Whether the regulations will ultimately apply to other Christian organizations and even secular organizations remains in the hands of the courts. Numerous organizations including a national arts and crafts chain, Tyndale House Publishers, and a group of Christian universities have challenged the health care regulations as violating religious liberty law [October 16, 2012 Legal Update].3 Religion law expert and University of Virginia law professor Douglas Laycock told The New York Times that “[t]his is highly likely to end up at the Supreme Court. There are so many cases, and we are already getting strong disagreements among the circuit courts.”4

The proposed regulations are not finalized and HHS is seeking public comment on whether additional or different language should be used to define the exemption. ECPA may submit comments on behalf of the industry and welcomes your input. The public comment period will remain open through April 8, 2013.


(1) Coverage of Certain Preventive Services Under the Affordable Care Act, 78 Fed. Reg. 8456-76 (proposed Feb. 1, 2013) (to be codified at 26 C.F.R. § 54, 29 C.F.R. § 2590, and 45 C.F.R. §§ 147, 148, 156).

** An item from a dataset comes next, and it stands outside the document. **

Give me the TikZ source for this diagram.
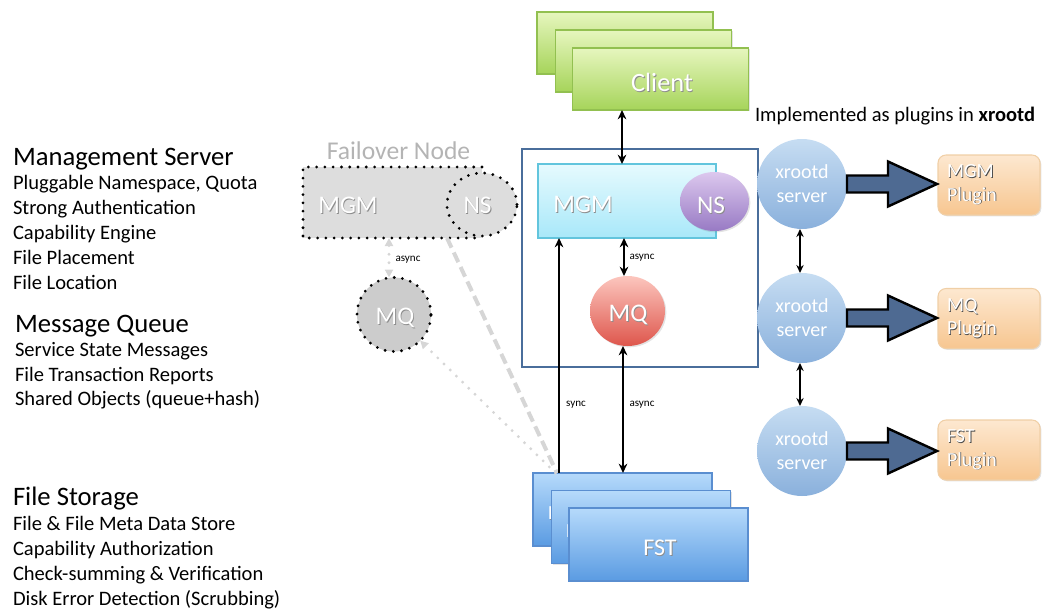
\documentclass[tikz,border=0pt]{standalone}
\usepackage{fontspec}
\setmainfont{Carlito}
\usetikzlibrary{shapes.geometric,shadows,arrows.meta}

\definecolor{clientTop}{HTML}{E6F6BE}
\definecolor{clientBot}{HTML}{A6D45A}
\definecolor{clientLine}{HTML}{92C050}
\definecolor{mgmTop}{HTML}{E6FAFE}
\definecolor{mgmBot}{HTML}{A8E8F9}
\definecolor{mgmLine}{HTML}{62C5DD}
\definecolor{nsTop}{HTML}{DCC8EE}
\definecolor{nsBot}{HTML}{987AC4}
\definecolor{mqTop}{HTML}{FCC6BE}
\definecolor{mqBot}{HTML}{DE564C}
\definecolor{fstTop}{HTML}{B6DAFB}
\definecolor{fstBot}{HTML}{5A9BE2}
\definecolor{fstLine}{HTML}{5A8ED0}
\definecolor{xrTop}{HTML}{C6DDF2}
\definecolor{xrBot}{HTML}{8AB0DC}
\definecolor{plugTop}{HTML}{FDE8D0}
\definecolor{plugBot}{HTML}{F7C690}
\definecolor{plugLine}{HTML}{F0CFA6}
\definecolor{blockFill}{HTML}{4E6A92}
\definecolor{frameLine}{HTML}{4A6E9B}
\definecolor{foFill}{HTML}{DDDDDD}
\definecolor{foMQ}{HTML}{CCCCCC}
\definecolor{foText}{HTML}{B4B4B4}
\definecolor{foLine}{HTML}{D6D6D6}

% one pixel of the drawing grid
\newcommand{\pxu}{0.75pt}
% white label with a soft grey shadow
\newcommand{\emb}[1]{\leavevmode\rlap{\kern0.7pt\raisebox{-0.7pt}{\color{black!45}#1}}#1}
% white label with a darker shadow, for pale backgrounds
\newcommand{\embd}[1]{\leavevmode\rlap{\kern0.6pt\raisebox{-0.6pt}{\color{black!70}#1}}#1}

\tikzset{
  every node/.style={inner sep=0pt, outer sep=0pt},
  title/.style={anchor=base west, font=\fontsize{20}{22}\selectfont},
  item/.style={anchor=base west, font=\fontsize{15.4}{18}\selectfont},
  lbl/.style={text=white, font=\fontsize{19}{22}\selectfont},
  small/.style={font=\fontsize{8.3}{10}\selectfont},
  soft/.style={drop shadow={opacity=0.22, shadow xshift=1pt, shadow yshift=-1pt}},
  clientbox/.style={rectangle, draw=clientLine, line width=0.8pt, top color=clientTop,
    bottom color=clientBot, minimum width=176*\pxu, minimum height=62*\pxu, soft},
  mgmbox/.style={rectangle, draw=mgmLine, line width=0.8pt, top color=mgmTop,
    bottom color=mgmBot, minimum width=178*\pxu, minimum height=74*\pxu, soft},
  nsball/.style={ellipse, top color=nsTop, bottom color=nsBot,
    minimum width=69*\pxu, minimum height=59*\pxu, soft},
  mqball/.style={ellipse, top color=mqTop, bottom color=mqBot,
    minimum width=75*\pxu, minimum height=70*\pxu, soft},
  fstbox/.style={rectangle, draw=fstLine, line width=0.8pt, top color=fstTop,
    bottom color=fstBot, minimum width=179*\pxu, minimum height=73*\pxu, soft},
  xrball/.style={circle, top color=xrTop, bottom color=xrBot, minimum size=90*\pxu,
    text=white, align=center, font=\fontsize{15}{18}\selectfont},
  plugbox/.style={rectangle, rounded corners=6pt, draw=plugLine, line width=0.8pt,
    top color=plugTop, bottom color=plugBot, text width=84*\pxu, inner xsep=9*\pxu,
    minimum height=60*\pxu, align=left, text=white, font=\fontsize{15}{17.5}\selectfont, soft},
  blk/.style={fill=blockFill, draw=black, line width=1.8pt, line join=miter},
  bk/.tip={Stealth[length=7pt, width=6.5pt]},
  bks/.tip={Stealth[length=6pt, width=5.5pt]},
  gr/.tip={Triangle[length=6pt, width=6pt, fill=foLine, color=foLine]},
  one/.style={line width=2.1pt, -{bk}},
  dbl/.style={line width=2.1pt, {bk}-{bk}},
  dblthin/.style={line width=1.5pt, {bks}-{bks}},
  dots/.style={draw=black, line width=2.3pt, dash pattern=on 0pt off 6.2pt, line cap=round},
  fodash/.style={draw=foLine, line width=3pt, dash pattern=on 8pt off 4pt},
  fodots/.style={draw=foLine, line width=2.4pt, dash pattern=on 0pt off 6.5pt, line cap=round},
}

\begin{document}
\begin{tikzpicture}[x=0.75pt, y=-0.75pt]
\useasboundingbox (0,0) rectangle (1042,610);

% ---- descriptions on the left ----
\node[title] (msT) at (13,165) {Management Server};
\foreach \t [count=\i] in {{Pluggable Namespace, Quota},Strong Authentication,Capability Engine,File Placement,File Location}
  \node[item] (ms\i) at (13,165+24.8*\i) {\t};
\node[title] (mqT) at (15,332) {Message Queue};
\foreach \t [count=\i] in {Service State Messages,File Transaction Reports,Shared Objects (queue+hash)}
  \node[item] (mq\i) at (15,332+24.6*\i) {\t};
\node[title] (fsT) at (13,505) {File Storage};
\foreach \t [count=\i] in {File \& File Meta Data Store,Capability Authorization,Check-summing \& Verification,Disk Error Detection (Scrubbing)}
  \node[item] (fs\i) at (13,505+25*\i) {\t};

% ---- column helpers ----
\coordinate (colA) at (622,0);
\coordinate (colB) at (624,0);
\coordinate (colC) at (623,0);
\coordinate (colS) at (559,0);
\coordinate (colF) at (389,0);
\coordinate (colX) at (800,0);

% ---- clients ----
\node[clientbox] (c1) at (625,43) {};
\node[clientbox] (c2) at (643.5,61) {};
\node[clientbox] (c3) at (660.5,79) {};
\node[lbl, font=\fontsize{19.8}{22}\selectfont] (clbl) at (662,82.5) {\emb{Client}};

% ---- failover node ----
\node[text=foText, font=\fontsize{19.2}{22}\selectfont] (fot) at (398.5,151) {Failover Node};
\node[fill=foFill, minimum width=179*\pxu, minimum height=71*\pxu] (fmgm) at (392.5,202.5) {};
\node[ellipse, fill=foFill, dots, minimum width=70*\pxu, minimum height=63*\pxu] (fns) at (482,204.5) {};
\draw[dots] (fmgm.north east) -- (fmgm.north west) -- (fmgm.south west) -- (fmgm.south east);
\node[lbl] (fmgmlbl) at (348,206) {\emb{MGM}};
\node[lbl] (fnslbl) at (477.5,206) {\emb{NS}};
\node[circle, fill=foMQ, dots, minimum size=74*\pxu] (fmq) at (394,314.5) {};
\node[lbl] (fmqlbl) at (395,318) {\emb{MQ}};
\draw[fodots, {gr}-{gr}] (fmgm.south -| colF) -- (fmq.north -| colF);
\node[small] (fasync) at (408,260) {async};

% ---- core: MGM, NS, MQ ----
\node[draw=frameLine, line width=1.6pt, minimum width=236*\pxu, minimum height=218*\pxu] (core) at (640,258) {};
\node[mgmbox] (mgm) at (627,201) {};
\node[lbl] (mgmlbl) at (583,205) {\emb{MGM}};
\node[nsball] (ns) at (714.5,201.5) {};
\node[lbl] (nslbl) at (711,206) {\emb{NS}};
\node[mqball] (mq) at (627.5,311) {};
\node[lbl] (mqlbl) at (628,315) {\emb{MQ}};

% ---- file storage ----
\node[fstbox] (fst1) at (622.5,509.5) {};
\node[lbl, anchor=west, font=\fontsize{15}{18}\selectfont] (fst1lbl) at (548,513.5) {\emb{FST}};
\node[fstbox] (fst2) at (641,527) {};
\node[lbl, anchor=west, font=\fontsize{15}{18}\selectfont] (fst2lbl) at (566,531.5) {\emb{FST}};
\node[fstbox] (fst3) at (658.5,544.5) {};
\node[lbl, font=\fontsize{18}{22}\selectfont] (fst3lbl) at (660,548.5) {\emb{FST}};

% ---- failover links ----
\draw[fodash] ([xshift=54.5*\pxu]fmgm.south) -- ([xshift=-65.5*\pxu]fst1.north);
\draw[fodots, -{gr}] ([xshift=-67*\pxu]fst1.north) -- (fmq.-45);

% ---- connectors ----
\draw[dbl] (c3.south -| colA) -- (mgm.north -| colA);
\draw[dbl] (mgm.south -| colB) -- (mq.north -| colB);
\node[small] (asyncA) at (642,258) {async};
\draw[one] (fst1.north -| colS) -- (mgm.south -| colS);
\node[small] (syncL) at (576,405) {sync};
\draw[dbl] (mq.south -| colC) -- (fst1.north -| colC);
\node[small] (asyncB) at (642,405) {async};

% ---- xrootd plugins ----
\node[anchor=base west, font=\fontsize{15.4}{18}\selectfont] (impl) at (755,122) {Implemented as plugins in \textbf{xrootd}};
\node[xrball] (x1) at (802,184) {xrootd\\server};
\node[xrball] (x2) at (802,318) {xrootd\\server};
\node[xrball] (x3) at (802,451) {xrootd\\server};
\draw[dblthin] (x1.south -| colX) -- (x2.north -| colX);
\draw[dblthin] (x2.south -| colX) -- (x3.north -| colX);

\node[plugbox] (p1) at (989,185) {\embd{MGM}\\\embd{Plugin}};
\node[plugbox] (p2) at (989,318.5) {\embd{MQ}\\\embd{Plugin}};
\node[plugbox] (p3) at (989,450) {\embd{FST}\\\embd{Plugin}};

\foreach \k in {1,2,3}
  \draw[blk] (x\k.east) ++(0,-8.5) -- ++(41,0) -- ++(0,-14) -- ++(49,22.5)
    -- ++(-49,22.5) -- ++(0,-14) -- ++(-41,0) -- cycle;
\end{tikzpicture}
\end{document}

(2) I.R.C. § 6033(a)(3)(A)(i) and (iii) (2013).

(3) See Tyndale House Publishers, Inc. v. Sebelius, Cause No. 12-1635 (RBW) (D.D.C. Nov. 16, 2012); Hobby Lobby Stores, Inc. v. Sebelius, Cause No. CIV-12-1000-HE. (W.D. Okla. Nov. 19, 2012); Colorado Christian University v. Sebelius, Cause No. 11-CV-03350-CMA-BNB (D. Colo. Jan. 7, 2013).

(4) Ethan Bronner, A Flood of Suits Fights Coverage of Birth Control, THE N.Y. TIMES, Jan. 27, 2013, at A1.